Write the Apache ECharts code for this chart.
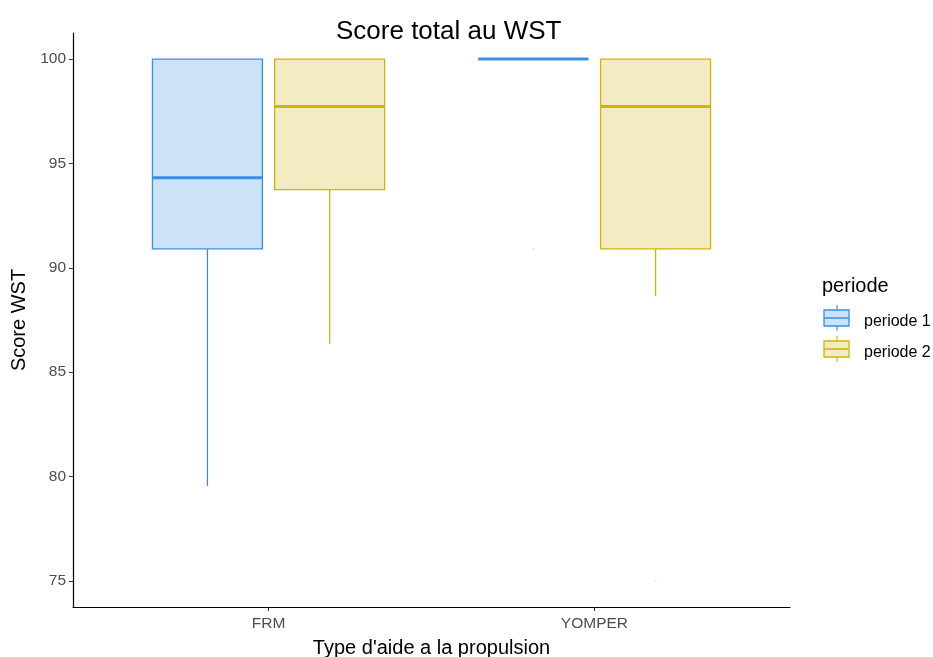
<!DOCTYPE html>
<html>
<head>
<meta charset="utf-8">
<script src="https://cdn.jsdelivr.net/npm/echarts@6/dist/echarts.min.js"></script>
<style>
html,body{margin:0;padding:0;background:#fff;}
#container{width:933px;height:657px;}
</style>
</head>
<body>
<div id="container"></div>
<script>
// donnees
var categories = ['FRM', 'YOMPER'];
var periodes = ['periode 1', 'periode 2'];
// [min, q1, mediane, q3, max] par categorie
var periode1Box = [
	[79.55, 90.91, 94.32, 100, 100],
	[100, 100, 100, 100, 100]
];
var periode2Box = [
	[86.36, 93.75, 97.73, 100, 100],
	[88.64, 90.91, 97.73, 100, 100]
];
// valeurs aberrantes [categorie, valeur]
var periode1Outliers = [['YOMPER', 90.91]];
var periode2Outliers = [['YOMPER', 75]];
var yTicks = [75, 80, 85, 90, 95, 100];

var colors = ['#3a8ee6', '#d4b400'];
var fills = ['#cbe2f8', '#f3ecc2'];
var offsets = [-0.1875, 0.1875];
var boxWidth = 0.3375;
var fontFam = 'Liberation Sans';

var dom = document.getElementById('container');
var myChart = echarts.init(dom);

function boxData(arr){
	return arr.map(function(d, i){ return [i + 1].concat(d); });
}

function makeRender(k){
	return function(params, api){
		var x = api.value(0) + offsets[k];
		var pMin = api.coord([x, api.value(1)]);
		var pQ1 = api.coord([x, api.value(2)]);
		var pMed = api.coord([x, api.value(3)]);
		var pQ3 = api.coord([x, api.value(4)]);
		var pMax = api.coord([x, api.value(5)]);
		var halfW = api.size([boxWidth, 0])[0] / 2;
		var cx = pMed[0];
		return {
			type: 'group',
			children: [
				{type: 'line', shape: {x1: cx, y1: pQ1[1], x2: cx, y2: pMin[1]}, style: {stroke: colors[k], lineWidth: 1.3}},
				{type: 'line', shape: {x1: cx, y1: pQ3[1], x2: cx, y2: pMax[1]}, style: {stroke: colors[k], lineWidth: 1.3}},
				{type: 'rect', shape: {x: cx - halfW, y: pQ3[1], width: halfW * 2, height: pQ1[1] - pQ3[1]}, style: {fill: fills[k], stroke: colors[k], lineWidth: 1.3}},
				{type: 'line', shape: {x1: cx - halfW, y1: pMed[1], x2: cx + halfW, y2: pMed[1]}, style: {stroke: colors[k], lineWidth: 3}}
			]
		};
	};
}

function outlierData(arr, k){
	return arr.map(function(d){ return [categories.indexOf(d[0]) + 1 + offsets[k], d[1]]; });
}

// legende dessinee a la main
var legendGraphics = [
	{type: 'text', left: 822, top: 276, style: {text: 'periode', fontSize: 20, fill: '#000', fontFamily: fontFam}}
];
periodes.forEach(function(p, k){
	var y0 = 305 + k * 31;
	legendGraphics.push(
		{type: 'line', shape: {x1: 837, y1: y0, x2: 837, y2: y0 + 26}, style: {stroke: colors[k], lineWidth: 1.1}},
		{type: 'rect', shape: {x: 824, y: y0 + 5, width: 25, height: 16}, style: {fill: fills[k], stroke: colors[k], lineWidth: 1.3}},
		{type: 'line', shape: {x1: 824, y1: y0 + 13, x2: 849, y2: y0 + 13}, style: {stroke: colors[k], lineWidth: 1.5}},
		{type: 'text', left: 864, top: y0 + 9, style: {text: p, fontSize: 16, fill: '#000', fontFamily: fontFam}}
	);
});

option = {
	backgroundColor: '#fff',
	textStyle: {fontFamily: fontFam},
	title: {
		text: 'Score total au WST',
		left: 331,
		top: 14,
		textStyle: {fontSize: 26, fontWeight: 'normal', color: '#000', fontFamily: fontFam}
	},
	grid: {left: 73, right: 143, top: 33, bottom: 50, outerBoundsMode: 'none', containLabel: false},
	xAxis: {
		type: 'value',
		min: 0.4,
		max: 2.6,
		name: "Type d'aide a la propulsion",
		nameLocation: 'middle',
		nameGap: 31,
		nameTextStyle: {fontSize: 20, color: '#000'},
		splitLine: {show: false},
		axisLine: {show: true, lineStyle: {color: '#000', width: 1.2}},
		axisTick: {show: true, length: 4, customValues: [1, 2], lineStyle: {color: '#333'}},
		axisLabel: {
			customValues: [1, 2],
			fontSize: 15.5,
			color: '#4d4d4d',
			margin: 9,
			formatter: function(v){ return categories[Math.round(v) - 1] || ''; }
		}
	},
	yAxis: {
		type: 'value',
		min: 73.75,
		max: 101.25,
		name: 'Score WST',
		nameLocation: 'middle',
		nameGap: 40,
		nameRotate: 90,
		nameTextStyle: {fontSize: 20, color: '#000'},
		splitLine: {show: false},
		axisLine: {show: true, lineStyle: {color: '#000', width: 1.2}},
		axisTick: {show: true, length: 4, customValues: yTicks, lineStyle: {color: '#333'}},
		axisLabel: {customValues: yTicks, fontSize: 15.5, color: '#4d4d4d', margin: 7}
	},
	graphic: legendGraphics,
	series: [
		{name: periodes[0], type: 'custom', renderItem: makeRender(0), encode: {x: 0, y: [1, 2, 3, 4, 5]}, data: boxData(periode1Box), z: 2},
		{name: periodes[1], type: 'custom', renderItem: makeRender(1), encode: {x: 0, y: [1, 2, 3, 4, 5]}, data: boxData(periode2Box), z: 2},
		{type: 'scatter', symbolSize: 2, itemStyle: {color: colors[0], opacity: 0.25}, data: outlierData(periode1Outliers, 0), silent: true},
		{type: 'scatter', symbolSize: 2, itemStyle: {color: colors[1], opacity: 0.25}, data: outlierData(periode2Outliers, 1), silent: true}
	]
};
if (option && typeof option === 'object') {
	myChart.setOption(option, true);
}
</script>
</body>
</html>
####
Stated exercise — All of the lines above should be retyped precisely, apart from the pictures.

Written response —
Write the Apache ECharts code for this chart.
<!DOCTYPE html>
<html>
<head>
<meta charset="utf-8">
<script src="https://cdn.jsdelivr.net/npm/echarts@6/dist/echarts.min.js"></script>
<style>
html,body{margin:0;padding:0;background:#fff;}
#container{width:933px;height:657px;}
</style>
</head>
<body>
<div id="container"></div>
<script>
// donnees
var categories = ['FRM', 'YOMPER'];
var periodes = ['periode 1', 'periode 2'];
// [min, q1, mediane, q3, max] par categorie
var periode1Box = [
	[79.55, 90.91, 94.32, 100, 100],
	[100, 100, 100, 100, 100]
];
var periode2Box = [
	[86.36, 93.75, 97.73, 100, 100],
	[88.64, 90.91, 97.73, 100, 100]
];
// valeurs aberrantes [categorie, valeur]
var periode1Outliers = [['YOMPER', 90.91]];
var periode2Outliers = [['YOMPER', 75]];
var yTicks = [75, 80, 85, 90, 95, 100];

var colors = ['#3a8ee6', '#d4b400'];
var fills = ['#cbe2f8', '#f3ecc2'];
var offsets = [-0.1875, 0.1875];
var boxWidth = 0.3375;
var fontFam = 'Liberation Sans';

var dom = document.getElementById('container');
var myChart = echarts.init(dom);

function boxData(arr){
	return arr.map(function(d, i){ return [i + 1].concat(d); });
}

function makeRender(k){
	return function(params, api){
		var x = api.value(0) + offsets[k];
		var pMin = api.coord([x, api.value(1)]);
		var pQ1 = api.coord([x, api.value(2)]);
		var pMed = api.coord([x, api.value(3)]);
		var pQ3 = api.coord([x, api.value(4)]);
		var pMax = api.coord([x, api.value(5)]);
		var halfW = api.size([boxWidth, 0])[0] / 2;
		var cx = pMed[0];
		return {
			type: 'group',
			children: [
				{type: 'line', shape: {x1: cx, y1: pQ1[1], x2: cx, y2: pMin[1]}, style: {stroke: colors[k], lineWidth: 1.3}},
				{type: 'line', shape: {x1: cx, y1: pQ3[1], x2: cx, y2: pMax[1]}, style: {stroke: colors[k], lineWidth: 1.3}},
				{type: 'rect', shape: {x: cx - halfW, y: pQ3[1], width: halfW * 2, height: pQ1[1] - pQ3[1]}, style: {fill: fills[k], stroke: colors[k], lineWidth: 1.3}},
				{type: 'line', shape: {x1: cx - halfW, y1: pMed[1], x2: cx + halfW, y2: pMed[1]}, style: {stroke: colors[k], lineWidth: 3}}
			]
		};
	};
}

function outlierData(arr, k){
	return arr.map(function(d){ return [categories.indexOf(d[0]) + 1 + offsets[k], d[1]]; });
}

// legende dessinee a la main
var legendGraphics = [
	{type: 'text', left: 822, top: 276, style: {text: 'periode', fontSize: 20, fill: '#000', fontFamily: fontFam}}
];
periodes.forEach(function(p, k){
	var y0 = 305 + k * 31;
	legendGraphics.push(
		{type: 'line', shape: {x1: 837, y1: y0, x2: 837, y2: y0 + 26}, style: {stroke: colors[k], lineWidth: 1.1}},
		{type: 'rect', shape: {x: 824, y: y0 + 5, width: 25, height: 16}, style: {fill: fills[k], stroke: colors[k], lineWidth: 1.3}},
		{type: 'line', shape: {x1: 824, y1: y0 + 13, x2: 849, y2: y0 + 13}, style: {stroke: colors[k], lineWidth: 1.5}},
		{type: 'text', left: 864, top: y0 + 9, style: {text: p, fontSize: 16, fill: '#000', fontFamily: fontFam}}
	);
});

option = {
	backgroundColor: '#fff',
	textStyle: {fontFamily: fontFam},
	title: {
		text: 'Score total au WST',
		left: 331,
		top: 14,
		textStyle: {fontSize: 26, fontWeight: 'normal', color: '#000', fontFamily: fontFam}
	},
	grid: {left: 73, right: 143, top: 33, bottom: 50, outerBoundsMode: 'none', containLabel: false},
	xAxis: {
		type: 'value',
		min: 0.4,
		max: 2.6,
		name: "Type d'aide a la propulsion",
		nameLocation: 'middle',
		nameGap: 31,
		nameTextStyle: {fontSize: 20, color: '#000'},
		splitLine: {show: false},
		axisLine: {show: true, lineStyle: {color: '#000', width: 1.2}},
		axisTick: {show: true, length: 4, customValues: [1, 2], lineStyle: {color: '#333'}},
		axisLabel: {
			customValues: [1, 2],
			fontSize: 15.5,
			color: '#4d4d4d',
			margin: 9,
			formatter: function(v){ return categories[Math.round(v) - 1] || ''; }
		}
	},
	yAxis: {
		type: 'value',
		min: 73.75,
		max: 101.25,
		name: 'Score WST',
		nameLocation: 'middle',
		nameGap: 40,
		nameRotate: 90,
		nameTextStyle: {fontSize: 20, color: '#000'},
		splitLine: {show: false},
		axisLine: {show: true, lineStyle: {color: '#000', width: 1.2}},
		axisTick: {show: true, length: 4, customValues: yTicks, lineStyle: {color: '#333'}},
		axisLabel: {customValues: yTicks, fontSize: 15.5, color: '#4d4d4d', margin: 7}
	},
	graphic: legendGraphics,
	series: [
		{name: periodes[0], type: 'custom', renderItem: makeRender(0), encode: {x: 0, y: [1, 2, 3, 4, 5]}, data: boxData(periode1Box), z: 2},
		{name: periodes[1], type: 'custom', renderItem: makeRender(1), encode: {x: 0, y: [1, 2, 3, 4, 5]}, data: boxData(periode2Box), z: 2},
		{type: 'scatter', symbolSize: 2, itemStyle: {color: colors[0], opacity: 0.25}, data: outlierData(periode1Outliers, 0), silent: true},
		{type: 'scatter', symbolSize: 2, itemStyle: {color: colors[1], opacity: 0.25}, data: outlierData(periode2Outliers, 1), silent: true}
	]
};
if (option && typeof option === 'object') {
	myChart.setOption(option, true);
}
</script>
</body>
</html>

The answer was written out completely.